Poking away at this a bit further, I think there are maybe four propositions to think about.

  • Is it true that we are essentially almost there, and a bit more iteration of the hardware and the developer ecosystem will get us to a tipping point, and the S Curve will turn upwards? How would we know?
  • Are we where smartphones were before the iPhone? All of the core technology was there - we had apps and touch screens and fast data networks and so on -  but we needed a change in the paradigm to package them all up in a much more accessible form. Is Oculus the new Symbian? It’s worth noting that no-one was really saying this about mobile before the iPhone - as I wrote here, the need for a new approach was  only obvious in hindsight.
  • Is there a fundamental contradiction between a universally accessible experience and a device that you put on your head that shuts out the world around you and places you into an alternative reality? Is ‘VR that isn’t deep and narrow’ an oxymoron? That, after all, was the answer for games consoles. I suspect a lot of people in tech would reject this out of hand -  the right VR, when we have it, must be the future, but one can’t actually take it as a given.
  • Or, by extension, is this the point - that ‘real’ VR needs some completely different device and that’s what would take it to universality? VR as HMD is narrow but VR as, say, neural lace is not?

Reading Mark’s quote above, as he talks about the merging of AR and VR, it strikes me that this and many visions for VR (cf ‘Ready Player One’) are really describing not ‘an HMD but a bit better’ but glasses, or perhaps contact lenses, or maybe even something even further into the future like neural implants. On that basis I think you could argue that even the Oculus Quest is not 3/4 of the way ‘there’ but actually still just at the beginning of the VR S Curve. The successor to the smartphone will be something that doesn’t just merge AR and VR but make the distinction irrelevant - something that you can wear all day every day, and that can seamlessly both occlude and supplement the real world and generate indistinguishable volumetric space. On that view the Oculus isn’t the iPhone - it’s the Newton, or the Apple 2, which were also far from universal, and the platonic ideal universal device is a decade or two into the future.

In turn, the trouble with this argument is that when tech people take about ‘ten years’ or ‘twenty years’, they are effectively right on the edge of science fiction - my grandfather wrote a lot of science fiction, but I try to think about the stuff we have now, and the roadmaps we have now that might tell us what we can build next. But if ‘real VR’ needs something that’s ten or twenty years away, we’re in for another VR winter.

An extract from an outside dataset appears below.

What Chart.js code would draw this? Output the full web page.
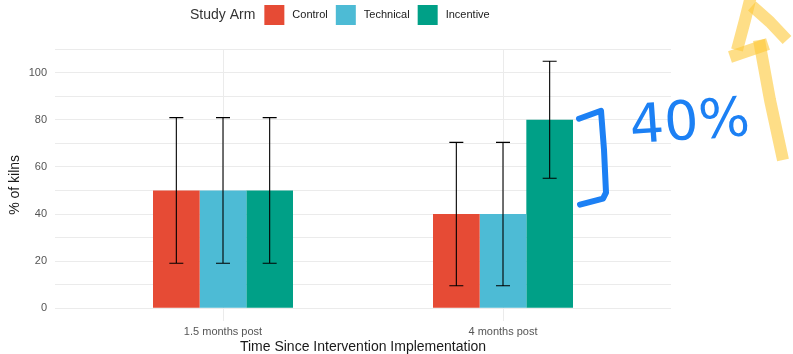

Pulling all of these threads together, the issue I circle around is not just that we don’t have a ‘killer app’ for VR beyond games, but that we don’t know what the path to getting one might be. We can make assertions of belief from first principles - there was no killer app for the first PCs either, but they looked useful. When I started my career 3G was the hot topic, and every investor kept asking ‘what’s the killer app for 3G?’ It turned out that the killer app for having the internet in your pocket was, well, having the internet in your pocket. But with each of those, we knew what to build next, and with VR we don’t. That tells me that VR has a place in the future. It just doesn’t tell me what kind of place.